Begin

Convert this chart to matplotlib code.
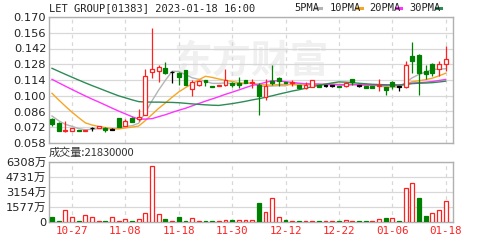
import numpy as np
import pandas as pd
import matplotlib
matplotlib.use("Agg")
import matplotlib.pyplot as plt

plt.rcParams['font.family'] = ['DejaVu Sans', 'Noto Sans CJK SC']

# trading days shown (HK, 2022-10-24 .. 2023-01-18)
dates = ["10-24", "10-25", "10-26", "10-27", "10-28", "10-31",
         "11-01", "11-02", "11-03", "11-04", "11-07", "11-08", "11-09", "11-10",
         "11-11", "11-14", "11-15", "11-16", "11-17", "11-18", "11-21", "11-22",
         "11-23", "11-24", "11-25", "11-28", "11-29", "11-30",
         "12-01", "12-02", "12-05", "12-06", "12-07", "12-08", "12-09", "12-12",
         "12-13", "12-14", "12-15", "12-16", "12-19", "12-20", "12-21", "12-22",
         "12-23", "12-28", "12-29", "12-30",
         "01-03", "01-04", "01-05", "01-06", "01-09", "01-10", "01-11", "01-12",
         "01-13", "01-16", "01-17", "01-18"]

opens = [0.079, 0.076, 0.069, 0.069, 0.070, 0.069, 0.071, 0.071, 0.071, 0.070,
         0.080, 0.073, 0.080, 0.079, 0.083, 0.121, 0.122, 0.125, 0.121, 0.120,
         0.123, 0.106, 0.110, 0.114, 0.109, 0.109, 0.110, 0.111, 0.111, 0.114,
         0.111, 0.110, 0.099, 0.113, 0.116, 0.112, 0.111, 0.110, 0.107, 0.108,
         0.110, 0.109, 0.109, 0.109, 0.109, 0.115, 0.109, 0.109, 0.109, 0.109,
         0.108, 0.112, 0.108, 0.108, 0.135, 0.136, 0.122, 0.128, 0.124, 0.128]
highs = [0.080, 0.077, 0.078, 0.071, 0.070, 0.070, 0.072, 0.073, 0.072, 0.071,
         0.080, 0.079, 0.081, 0.088, 0.124, 0.160, 0.127, 0.130, 0.122, 0.121,
         0.123, 0.114, 0.114, 0.114, 0.109, 0.110, 0.124, 0.112, 0.117, 0.114,
         0.115, 0.111, 0.115, 0.127, 0.117, 0.112, 0.114, 0.110, 0.112, 0.114,
         0.110, 0.110, 0.110, 0.109, 0.112, 0.115, 0.110, 0.109, 0.109, 0.115,
         0.108, 0.113, 0.109, 0.131, 0.148, 0.137, 0.127, 0.129, 0.131, 0.144]
lows = [0.073, 0.069, 0.068, 0.069, 0.069, 0.069, 0.069, 0.071, 0.068, 0.070,
        0.072, 0.073, 0.077, 0.078, 0.083, 0.116, 0.112, 0.119, 0.111, 0.110,
        0.110, 0.100, 0.109, 0.109, 0.108, 0.109, 0.109, 0.108, 0.107, 0.111,
        0.107, 0.083, 0.096, 0.110, 0.109, 0.111, 0.109, 0.107, 0.106, 0.108,
        0.108, 0.108, 0.108, 0.108, 0.108, 0.110, 0.108, 0.107, 0.107, 0.104,
        0.101, 0.106, 0.104, 0.107, 0.120, 0.101, 0.115, 0.118, 0.118, 0.122]
closes = [0.075, 0.069, 0.070, 0.071, 0.069, 0.070, 0.071, 0.073, 0.070, 0.070,
          0.072, 0.078, 0.077, 0.081, 0.118, 0.124, 0.126, 0.120, 0.121, 0.117,
          0.110, 0.112, 0.113, 0.112, 0.108, 0.110, 0.114, 0.110, 0.110, 0.111,
          0.112, 0.100, 0.109, 0.111, 0.113, 0.111, 0.112, 0.107, 0.110, 0.114,
          0.108, 0.109, 0.109, 0.108, 0.111, 0.112, 0.109, 0.107, 0.107, 0.110,
          0.105, 0.109, 0.108, 0.127, 0.131, 0.120, 0.119, 0.120, 0.128, 0.133]
# volume in 万 shares
volumes = [530, 100, 1215, 530, 100, 714, 530, 100, 100, 530,
           100, 360, 100, 290, 900, 5860, 790, 300, 100, 500,
           100, 470, 100, 100, 100, 100, 180, 180, 180, 180,
           180, 1960, 1000, 2560, 530, 180, 100, 100, 100, 100,
           100, 100, 100, 100, 200, 100, 100, 100, 100, 290,
           430, 430, 100, 3560, 4090, 2560, 600, 900, 1250, 2183]
# closes before the window, only used to seed the moving averages
prior_closes = [0.150, 0.149, 0.148, 0.146, 0.145, 0.143, 0.141, 0.140, 0.139, 0.139,
                0.130, 0.131, 0.129, 0.128, 0.127, 0.126, 0.125, 0.124, 0.125, 0.125,
                0.128, 0.126, 0.124, 0.118, 0.116, 0.090, 0.086, 0.080, 0.079]

ma_periods = [5, 10, 20, 30]
ma_colors = ["#b4b4b4", "#f5a623", "#ff33ff", "#2e8b57"]
RED = "#ff2020"
GREEN = "#008000"

n = len(closes)
x = np.arange(n)
allc = pd.Series(prior_closes + closes)
prev_close = np.array(([prior_closes[-1]] + closes)[:-1])

fig = plt.figure(figsize=(5.02, 2.40), dpi=100)
W, H = 502, 240
ax = fig.add_axes([49 / W, 1 - 143 / H, 404 / W, 126 / H])
axv = fig.add_axes([49 / W, 1 - 222 / H, 404 / W, 60 / H])

xlim = (-0.45, 60.1)
tick_idx = list(range(3, n, 8))

for a in (ax, axv):
    a.set_xlim(*xlim)
    for s in a.spines.values():
        s.set_color("#b0b0b0")
        s.set_linewidth(1.0)
    a.set_xticks(tick_idx)
    a.grid(axis="x", color="#d8d8d8", linestyle=(0, (3, 3)), linewidth=0.9)
    a.grid(axis="y", color="#d8d8d8", linestyle="-", linewidth=0.9)
    a.set_axisbelow(True)
    a.tick_params(length=0, labelsize=8.2, colors="#222222", pad=2)

# price panel
ax.set_ylim(0.058, 0.170)
ax.set_yticks(np.arange(0.058, 0.1701, 0.014))
ax.set_yticklabels(["%.3f" % v for v in np.arange(0.058, 0.1701, 0.014)])
ax.set_xticklabels([])

ax.text(0.5, 0.64, "东方财富", transform=ax.transAxes, ha="center", va="center",
        fontsize=28, color="#f0f0f0", family=["Noto Sans CJK SC"], style="italic",
        fontweight="bold", zorder=0)

for p, c in zip(ma_periods, ma_colors):
    ma = allc.rolling(p).mean().values[len(prior_closes):]
    ax.plot(x, ma, color=c, linewidth=1.0, zorder=2)

bw = 0.58
for i in range(n):
    o, h, l, c = opens[i], highs[i], lows[i], closes[i]
    if c > o:
        col = RED
    elif c < o:
        col = GREEN
    else:
        col = "#000000"
    ax.vlines(x[i], l, h, color=col, linewidth=0.9, zorder=3)
    bottom = min(o, c)
    height = max(abs(c - o), 0.0004)
    face = "white" if c > o else col
    ax.bar(x[i], height, bw, bottom=bottom, color=face, edgecolor=col,
           linewidth=0.9, zorder=4)

# volume panel
vmax = 6308
axv.set_ylim(0, vmax)
vt = [0, 1577, 3154, 4731, 6308]
axv.set_yticks(vt)
axv.set_yticklabels(["0"] + ["%d万" % v for v in vt[1:]], family=["DejaVu Sans", "Noto Sans CJK SC"])
axv.set_xticklabels(dates[3::8], color="#ff2020", fontsize=7.8, family="DejaVu Sans Mono")
axv.tick_params(axis="x", pad=3)

for i in range(n):
    up = closes[i] >= prev_close[i]
    col = RED if up else GREEN
    axv.bar(x[i], volumes[i], bw, color="white" if up else col, edgecolor=col,
            linewidth=0.9, zorder=3)

fig.text(49 / W, 1 - 153 / H, "成交量:%d" % (volumes[-1] * 10000), fontsize=8,
         color="#333333", va="center", family=["Noto Sans CJK SC", "DejaVu Sans"])

fig.text(49 / W, 1 - 8 / H, "LET GROUP[01383] 2023-01-18 16:00", fontsize=7.5,
         color="#222222", va="center", family="DejaVu Sans Mono")

# legend
leg_x = [294, 330, 369, 409]
for p, c, lx in zip(ma_periods, ma_colors, leg_x):
    t = "%dPMA" % p
    fig.text(lx / W, 1 - 8 / H, t, fontsize=7.5, color="#222222", va="center",
             family="DejaVu Sans Mono")
    mx = lx + len(t) * 4.6 + 4
    fig.add_artist(plt.Line2D([mx / W, (mx + 5) / W], [1 - 8 / H, 1 - 8 / H],
                              color=c, linewidth=2.2, transform=fig.transFigure))

fig.savefig("out.png", dpi=100)
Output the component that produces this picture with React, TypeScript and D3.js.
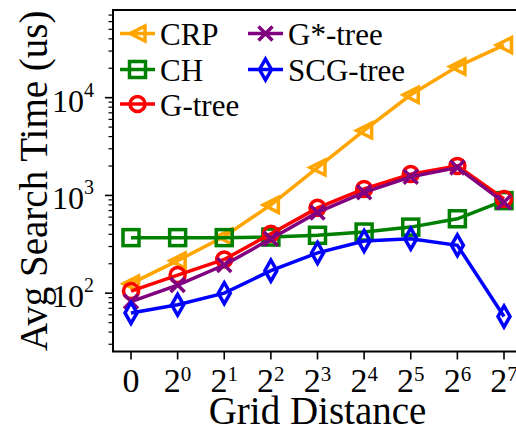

End

#### WHAT YOU HAVE TO DO:
Repeat the listing above from its first line through the line that contains "plt.rcParams['font.family'] = ['DejaVu", both included, and nothing more. Drop the pictures.

#### EXERCISE ANSWER:
Convert this chart to matplotlib code.
import numpy as np
import pandas as pd
import matplotlib
matplotlib.use("Agg")
import matplotlib.pyplot as plt

plt.rcParams['font.family'] = ['DejaVu Sans', 'Noto Sans CJK SC']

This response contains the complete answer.